# Outdoor Python Enclosures



## daz927 (Aug 22, 2011)

I've just finished building a 2700L x 900W outdoor enclosure for my olive python, still need to add plants before i transfer her in. Just thought i'd post some pics and see what what you guys think.


----------



## martin-QLD (Aug 22, 2011)

WOW looking good your python is going to love it


----------



## daz927 (Aug 22, 2011)

Diamond Enclosure 900 x 900


----------



## Banjo (Aug 22, 2011)

Are you using steel or alluminium for the frame, and curious how do you get your python out of the hide on the lower section where the bark is, is there a door on the other side? Great looking enclosure though.


----------



## Chris1 (Aug 22, 2011)

how clever are u, that looks great!!! 


what a lucky olive!!


----------



## Trench (Aug 22, 2011)

Wow "drools" looks great 
just a suggestion - if you get some branches for the middle it would help use that extra space and give the snakes something extra to climb on,
But like I said it looks great


----------



## byron_moses (Aug 22, 2011)

would love to know the cost mate


----------



## mattG (Aug 22, 2011)

looks good, any heating on the olives enclosure?


----------



## camspeed (Aug 22, 2011)

Looks like aluminum frame. Looks good mate I'm going to put my olive in an outdoor enclosure this summer, just have to get around to building it


----------



## daz927 (Aug 22, 2011)

Banjo said:


> Are you using steel or alluminium for the frame, and curious how do you get your python out of the hide on the lower section where the bark is, is there a door on the other side? Great looking enclosure though.




It's 25mm box alluminium that's been clear anodised. The hide at the bottom is just piece of form ply that is resting on the alluminium frame, the front bit has a small return just for bracing, the whole thing just lifts up, easy to get out the door as well not that heavy.



mattG said:


> looks good, any heating on the olives enclosure?



The plastic enclosed section acts sort of like a greenhouse, that end of the enclosure gets sun for the full morning through till about 1-2pm and that provides more than enough heat for an olive, the other end of the enclosure has tree cover


----------



## Grogshla (Aug 22, 2011)

looks good mate!


----------



## mattG (Aug 23, 2011)

Brisbane is a long way south of there natural range, so middle of winter if there's no sun & cold nights I doubt it will have 'more than enough heat'.
Great design, I'd just give him a heat pad or something for the cooler months.


----------



## Ships (Aug 23, 2011)

Great enclosures, here's one I've got in progress, its 6 individual 1 meter cube cages, the snakes will be put in there for a few days at a time for some sun. 
View attachment 214887


----------



## thepythonguy (Aug 23, 2011)

mate that looks great


----------



## Banjo (Aug 23, 2011)

I'm so tempted to do an outdoor enclosure for a caostal after reading this thread, living in south east Qld it would be perfect.


----------



## melluvssnakes (Aug 24, 2011)

I love these enclosures. Too bad I don't know how to weld...yet...


----------



## -Peter (Aug 24, 2011)

melluvssnakes said:


> I love these enclosures. Too bad I don't know how to weld...yet...

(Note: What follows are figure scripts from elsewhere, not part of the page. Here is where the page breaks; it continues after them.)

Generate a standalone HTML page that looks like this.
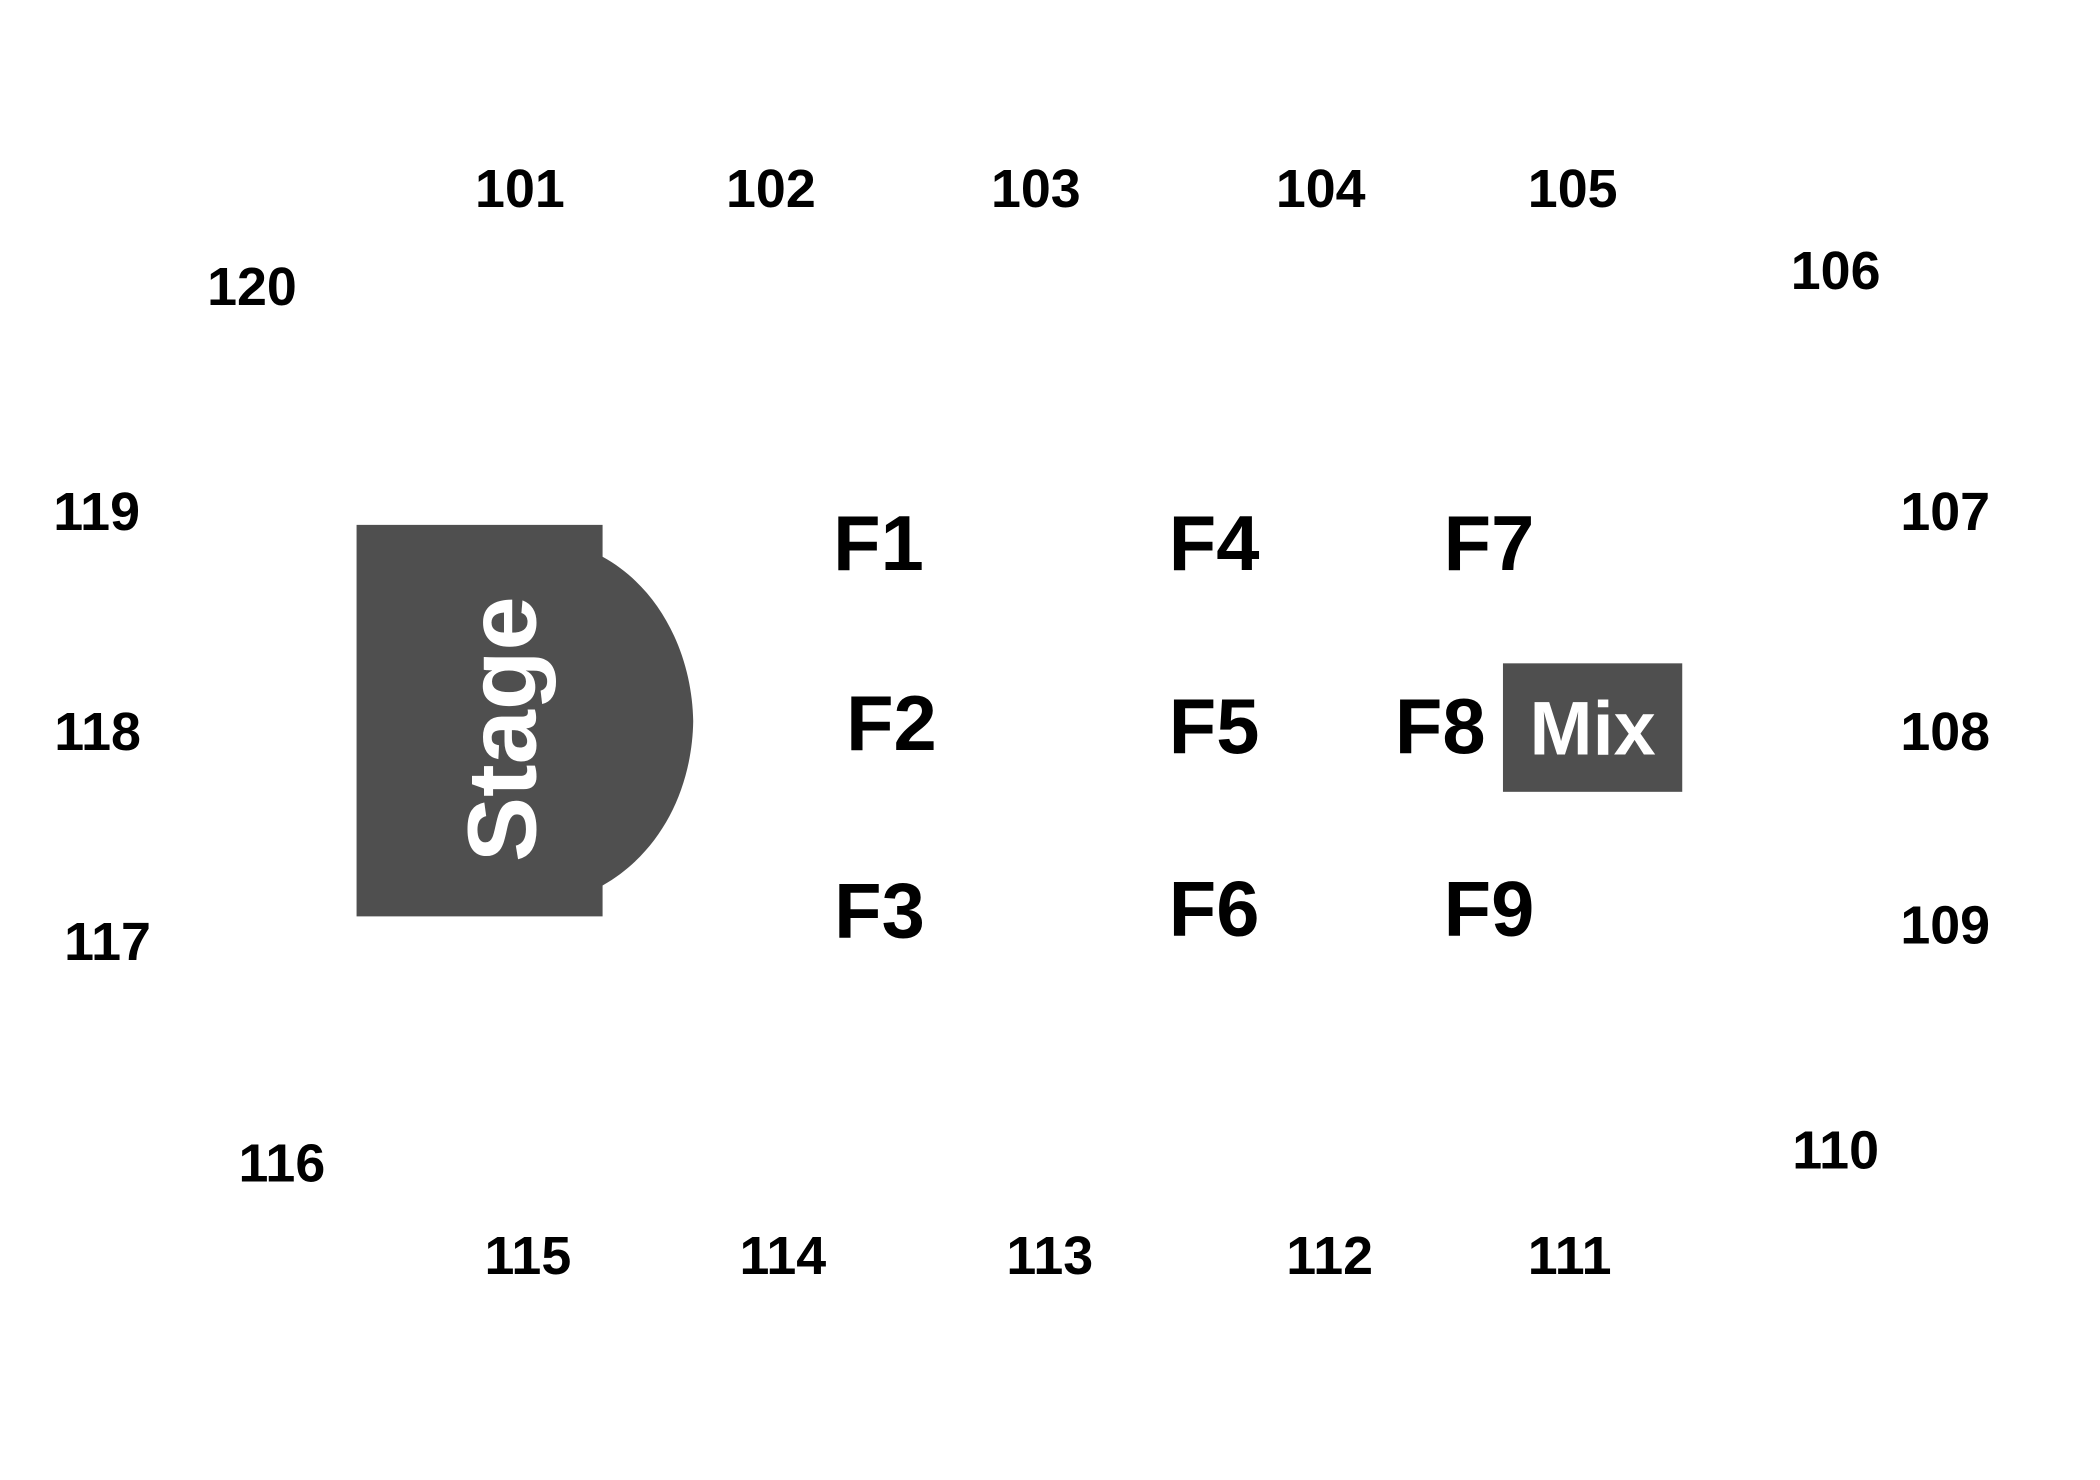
<!DOCTYPE html>
<html><head><meta charset="utf-8"><style>html,body{margin:0;padding:0;background:#fff}svg{display:block}</style></head>
<body>
<svg width="2100" height="1480" viewBox="0 0 2100 1480" xmlns="http://www.w3.org/2000/svg">
<rect width="2100" height="1480" fill="#fff"/>
<g transform="scale(0.996)">
<path d="M358,527 H605 V559 C665,592 695,660 696,724 C695,790 665,855 605,889 V920 H358 Z" fill="#4f4f4f"/>
<text x="0" y="0" transform="translate(504,732) rotate(-90)" text-anchor="middle" dominant-baseline="central" font-family="Liberation Sans, sans-serif" font-weight="bold" font-size="98" fill="#fff">Stage</text>
<rect x="1509" y="666" width="180" height="129" fill="#4f4f4f"/>
<text x="1599" y="732" text-anchor="middle" dominant-baseline="central" font-family="Liberation Sans, sans-serif" font-weight="bold" font-size="76" fill="#fff">Mix</text>
<g font-family="Liberation Sans, sans-serif" font-weight="bold" font-size="54" fill="#000" text-anchor="middle" dominant-baseline="central">
<text x="522" y="190">101</text><text x="774" y="190">102</text><text x="1040" y="190">103</text><text x="1326" y="190">104</text><text x="1579" y="190">105</text>
<text x="1843" y="272">106</text><text x="253" y="288">120</text>
<text x="97" y="514">119</text><text x="98" y="735">118</text><text x="108" y="946">117</text>
<text x="283" y="1168">116</text>
<text x="530" y="1261">115</text><text x="786" y="1261">114</text><text x="1054" y="1261">113</text><text x="1335" y="1261">112</text><text x="1576" y="1261">111</text>
<text x="1843" y="1155">110</text>
<text x="1953" y="514">107</text><text x="1953" y="735">108</text><text x="1953" y="929">109</text>
</g>
<g font-family="Liberation Sans, sans-serif" font-weight="bold" font-size="78" fill="#000" text-anchor="middle" dominant-baseline="central">
<text x="882" y="546">F1</text><text x="1219" y="546">F4</text><text x="1495" y="546">F7</text>
<text x="895" y="727">F2</text><text x="1219" y="730">F5</text><text x="1446" y="730">F8</text>
<text x="883" y="915">F3</text><text x="1219" y="913">F6</text><text x="1495" y="913">F9</text>
</g>
</g>
</svg>
</body></html>
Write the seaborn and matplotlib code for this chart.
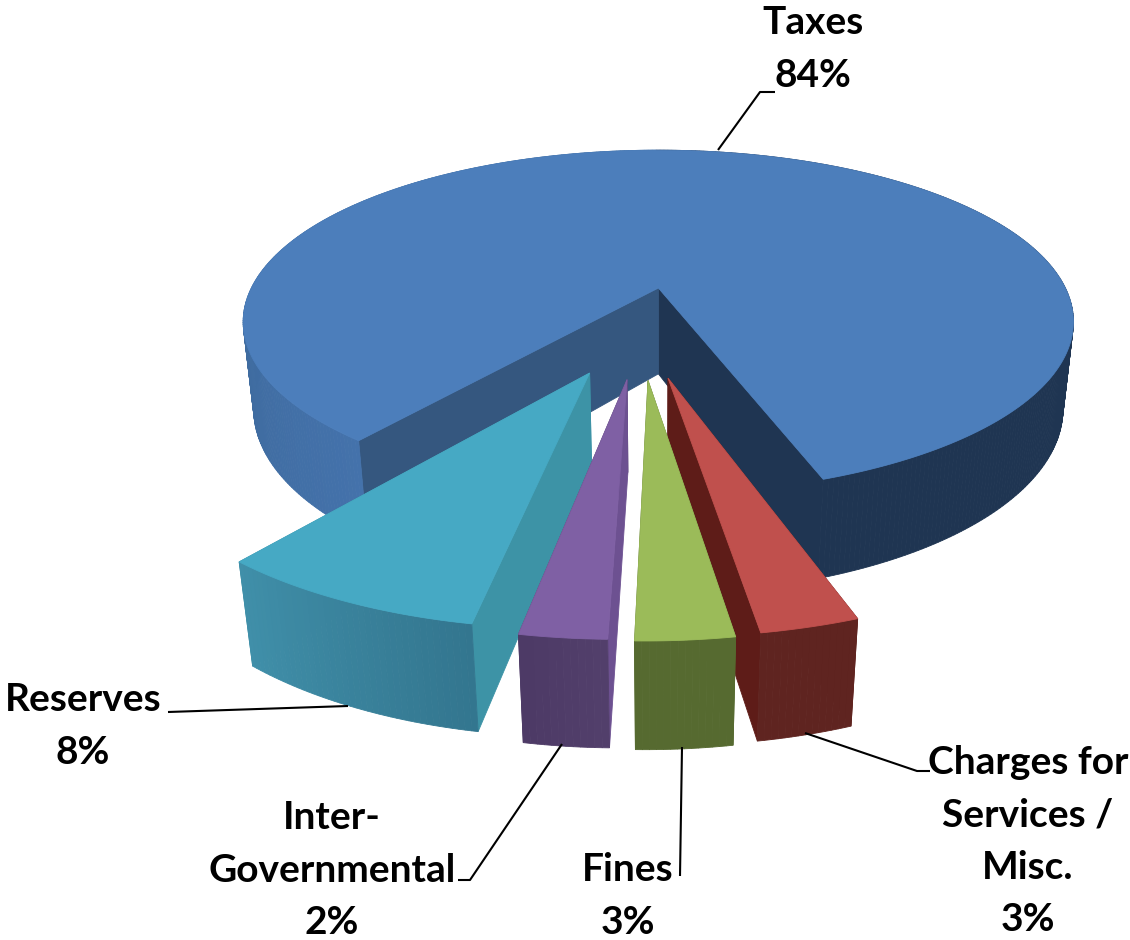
import numpy as np
import matplotlib
matplotlib.use("Agg")
import matplotlib.pyplot as plt
import seaborn as sns

# Revenue shares, percent
categories = ["Taxes", "Reserves", "Inter-\nGovernmental", "Fines", "Charges for\nServices /\nMisc."]
shares = [83.95, 7.92, 2.49, 2.80, 2.84]

# Slice styling: top face, side walls and rim shading along the sweep
top_colors = ["#4c7ebb", "#46a9c4", "#7f60a4", "#9bbb59", "#c0504d"]
start_wall_colors = ["#1f3552", "#3d93a6", "#523f6b", "#566a30", "#5e1c18"]
end_wall_colors = ["#35577f", "#3d93a6", "#6d5191", "#566a30", "#5e1c18"]
rim_ramps = [["#1f3552", "#1f3552", "#3c6899", "#4472ab"],
             ["#408fa9", "#33768f"],
             ["#4d3a66", "#523f6b"],
             ["#566a30", "#566a30"],
             ["#5f2420", "#5f2420"]]
# Radial pull of each slice on the pie plane
explode_x = [-0.004, -0.157, -0.073, -0.0265, 0.0177]
explode_y = [0.0, -0.468, -0.50, -0.505, -0.493]
draw_order = [0, 1, 2, 4, 3]

first_angle = -70.7

# Camera model for the tilted disc
CX, CY, AX, BY, DEPTH = 660.0, 288.0, 407.0, 165.0, 88.0
PERSP, DEPTH_PERSP = 0.197, 0.025


def project(x, y, h=0.0):
    w = 1 + PERSP * y + DEPTH_PERSP * h
    return CX + AX * x / w, CY + (-BY * y + DEPTH * h) / w


sns.set_theme(style="white")
plt.rcParams["font.family"] = ["Lato", "DejaVu Sans"]

fig = plt.figure(figsize=(11.3, 9.4), dpi=100, facecolor="white")
ax = fig.add_axes([0, 0, 1, 1])
ax.set_xlim(0, 1130)
ax.set_ylim(940, 0)
ax.axis("off")

sweeps = np.array(shares) / sum(shares) * 360
edges = first_angle + np.concatenate([[0], np.cumsum(sweeps)])


def fill(points, color, z):
    xs, ys = zip(*points)
    ax.fill(xs, ys, facecolor=color, edgecolor=color, linewidth=0.6, zorder=z)


for rank, i in enumerate(draw_order):
    ox, oy = explode_x[i], explode_y[i]
    z = 2 + rank
    angles = np.radians(np.linspace(edges[i], edges[i + 1], max(12, int(sweeps[i] * 1.5))))
    rim_x = ox + np.cos(angles)
    rim_y = oy + np.sin(angles)

    # rim shading runs with the sweep; the largest slice is dark until its far left side
    if i == 0:
        rim_colors = []
        lit = sns.blend_palette(rim_ramps[0][2:], len(angles))
        for theta in np.degrees(angles[:-1]):
            frac = np.clip((theta - 175) / (edges[1] - 175), 0, 1)
            rim_colors.append(lit[int(frac * (len(lit) - 1))] if theta > 90 else rim_ramps[0][0])
    else:
        rim_colors = sns.blend_palette(rim_ramps[i], len(angles) - 1)

    # inner walls
    for edge_index, color in ((0, start_wall_colors[i]), (-1, end_wall_colors[i])):
        ex, ey = rim_x[edge_index], rim_y[edge_index]
        fill([project(ox, oy), project(ex, ey), project(ex, ey, 1), project(ox, oy, 1)], color, z)

    # outer rim
    for k in range(len(angles) - 1):
        fill([project(rim_x[k], rim_y[k]), project(rim_x[k + 1], rim_y[k + 1]),
              project(rim_x[k + 1], rim_y[k + 1], 1), project(rim_x[k], rim_y[k], 1)],
             rim_colors[k], z)

    # top face
    outline = [project(ox, oy)] + [project(a, b) for a, b in zip(rim_x, rim_y)]
    fill(outline, top_colors[i], z)

# Callouts: label anchor and leader line for each slice
label_xy = [(813, 49), (83, 726), (332, 870), (628, 896), (1028, 841)]
leaders = [[(718, 150), (760, 92), (775, 92)],
           [(168, 712), (348, 706)],
           [(562, 744), (470, 880), (458, 880)],
           [(682, 747), (680, 876)],
           [(805, 733), (917, 771), (930, 771)]]

for name, value, (tx, ty), leader in zip(categories, shares, label_xy, leaders):
    ax.text(tx, ty, f"{name}\n{value:.0f}%", ha="center", va="center", fontsize=28,
            fontweight="bold", color="black", linespacing=1.6, zorder=20)
    lx, ly = zip(*leader)
    ax.plot(lx, ly, color="black", lw=1.5, zorder=19, solid_capstyle="butt")

fig.savefig("out.png", dpi=100)
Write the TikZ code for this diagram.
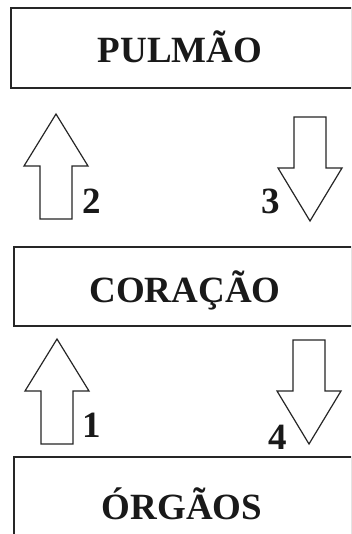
\documentclass[tikz,border=0pt]{standalone}
\usepackage{fontspec}
\setmainfont{Liberation Serif}
\begin{document}
\begin{tikzpicture}[x=1pt,y=-1pt,
  organbox/.style={draw=black!85,line width=1.6pt,rectangle,inner sep=0pt,outer sep=0pt},
  bigtext/.style={font=\bfseries\fontsize{37}{40}\selectfont,text=black!90,inner sep=0pt,anchor=base},
  numtext/.style={font=\bfseries\fontsize{37}{40}\selectfont,text=black!90,inner sep=0pt},
  blockarrow/.style={draw=black!85,line width=1.2pt,line join=miter,fill=white},
  uparr/.pic={\path[blockarrow] (-16,105) -- (-16,52) -- (-32,52) -- (0,0) -- (32,52) -- (16,52) -- (16,105) -- cycle;},
  downarr/.pic={\path[blockarrow] (-16,0) -- (16,0) -- (16,51) -- (32,51) -- (0,104) -- (-32,51) -- (-16,51) -- cycle;}
]
\useasboundingbox (0,0) rectangle (351,534);
\clip (0,0) rectangle (351,534);
\fill[white] (0,0) rectangle (351,534);
% boxes
\node[organbox,minimum width=341pt,minimum height=80pt] (pulmao) at (181.5,48) {};
\node[organbox,minimum width=338pt,minimum height=79pt] (coracao) at (183,286.5) {};
\node[organbox,minimum width=338pt,minimum height=86pt] (orgaos) at (183,500) {};
% texts
\node[bigtext] (tpulmao) at (180,63) {PULMÃO};
\node[bigtext] (tcoracao) at (185,302) {CORAÇÃO};
\node[bigtext] (torgaos) at (182,519) {ÓRGÃOS};
% arrows
\pic at (56,114) {uparr};
\pic at (310,117) {downarr};
\pic at (57,339) {uparr};
\pic at (309,340) {downarr};
% numbers
\node[numtext] (n2) at (92,201) {2};
\node[numtext] (n3) at (271,201) {3};
\node[numtext] (n1) at (92,425) {1};
\node[numtext] (n4) at (278,437) {4};
\end{tikzpicture}
\end{document}
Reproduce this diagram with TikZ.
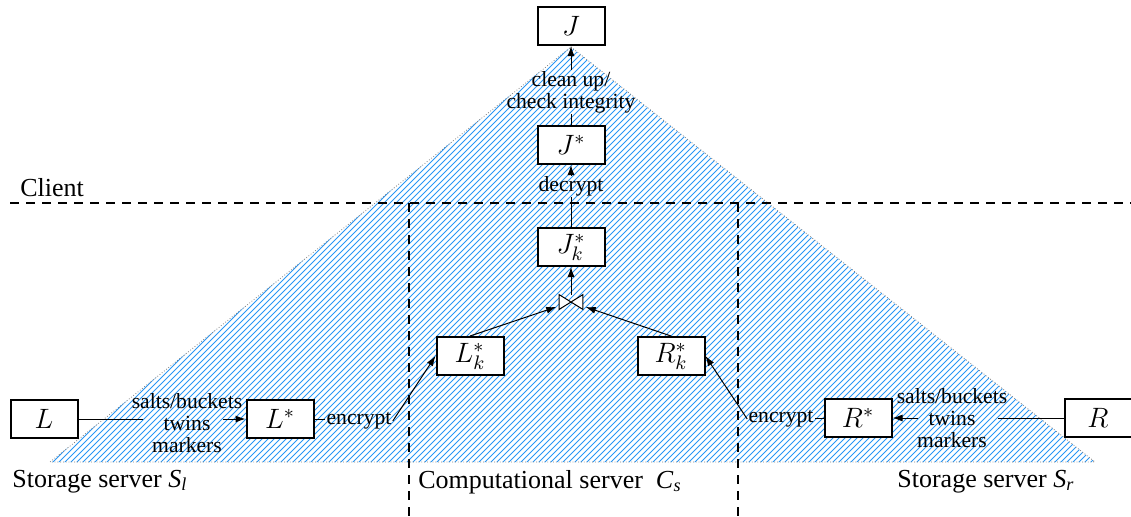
\documentclass[tikz,border=0pt]{standalone}
\usepackage{fix-cm}
\usepackage{fontspec}
\setmainfont{Liberation Serif}
\usetikzlibrary{arrows.meta}
\definecolor{hatchblue}{RGB}{40,150,245}
\begin{document}
\begin{tikzpicture}[x=0.5pt,y=-0.5pt,
  box/.style={draw,line width=1pt,fill=white,minimum width=33.5pt,minimum height=19pt,inner sep=0pt,font=\fontsize{14}{15}\selectfont},
  lbl/.style={inner sep=0.5pt,align=center,font=\fontsize{10.8}{11}\selectfont},
  big/.style={inner sep=0pt,font=\fontsize{13}{15}\selectfont},
  conn/.style={line width=0.5pt},
  arr/.style={conn,-{Latex[length=5pt,width=3.5pt]}},
  hatch/.style={draw=hatchblue,line width=0.4pt},
  sepline/.style={line width=0.8pt,dash pattern=on 4.5pt off 3.5pt}]
\useasboundingbox (0,0) rectangle (1131,516);
% shaded triangle
\begin{scope}
  \clip (571,47) -- (1095,462) -- (50,462) -- cycle;
  \foreach \c in {95,101,...,1565} \draw[hatch] (\c-480,480) -- (\c+10,-10);
\end{scope}
\draw[gray,densely dotted,thin] (571,47) -- (1095,462) -- (50,462) -- cycle;
% separators
\draw[sepline] (10,203) -- (1131,203);
\draw[sepline] (409,203) -- (409,516);
\draw[sepline] (738,203) -- (738,516);
% boxes
\node[box] (J) at (571,26) {$J$};
\node[box] (Js) at (571,145) {$J^*$};
\node[box] (Jk) at (571,247) {$J^*_k$};
\node[box] (Lk) at (470,356) {$L^*_k$};
\node[box] (Rk) at (671,356) {$R^*_k$};
\node[box] (L) at (44,419) {$L$};
\node[box] (Ls) at (280,419) {$L^*$};
\node[box] (Rs) at (858,418) {$R^*$};
\node[box] (R) at (1098,418) {$R$};
% join symbol
\node[inner sep=0pt,minimum width=11.5pt,minimum height=7pt] (bt) at (571,302) {};
\draw[line width=0.5pt,fill=white] (bt.north west) -- (bt.south east) -- (bt.north east) -- (bt.south west) -- cycle;
% labels
\node[lbl] (cu) at (571,92) {clean up/\\check integrity};
\node[lbl] (dec) at (571,186) {decrypt};
\node[lbl] (sbL) at (187,423) {salts/buckets\\twins\\markers};
\node[lbl] (sbR) at (952,418) {salts/buckets\\twins\\markers};
\node[lbl] (encL) at (359,421) {encrypt};
\node[lbl] (encR) at (781,419) {encrypt};
\node[big,anchor=base west] (cl) at (20,196) {Client};
\node[big,anchor=base west] (sl) at (12,487) {Storage server \textit{S}\textsubscript{\textit{l}}};
\node[big,anchor=base west] (cs) at (418,488) {Computational server\enspace\textit{C}\textsubscript{\textit{s}}};
\node[big,anchor=base west] (sr) at (897,487) {Storage server \textit{S}\textsubscript{\textit{r}}};
% free ends
\coordinate (cL1) at (143,419);
\coordinate (cL2) at (223,419);
\coordinate (cR1) at (998,418);
\coordinate (cR2) at (918,418);
% connectors
\draw[conn] (Js.north) -- (cu.south);
\draw[arr] (cu.north) -- (J.south);
\draw[conn] (Jk.north) -- (dec.south);
\draw[arr] (dec.north) -- (Js.south);
\draw[arr] (bt.north) -- (Jk.south);
\draw[arr,shorten >=1.5pt] (Lk.north) -- (bt);
\draw[arr,shorten >=1.5pt] (Rk.north) -- (bt);
\draw[conn] (L.east) -- (cL1);
\draw[arr] (cL2) -- (Ls.west);
\draw[conn] (Ls.east) -- (Ls.east -| encL.west);
\draw[arr] (encL.east) -- (Lk.west);
\draw[conn] (R.west) -- (cR1);
\draw[arr] (cR2) -- (Rs.east);
\draw[conn] (Rs.west) -- (Rs.west -| encR.east);
\draw[arr] (encR.west) -- (Rk.east);
\end{tikzpicture}
\end{document}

There is no welding in these enclosure. Cut to length, corner joiners, plates and screws. You can cut the aluminium with a jigsaw, or docking saw, wire cutters and a good cordless drill for the rest.


----------



## melluvssnakes (Aug 24, 2011)

Interesting... I may have to build me some of these. I like the fact that they are up off the ground (so my dog can't annoy the occupants), removable (cause we're renting our house) and just look pretty cool


----------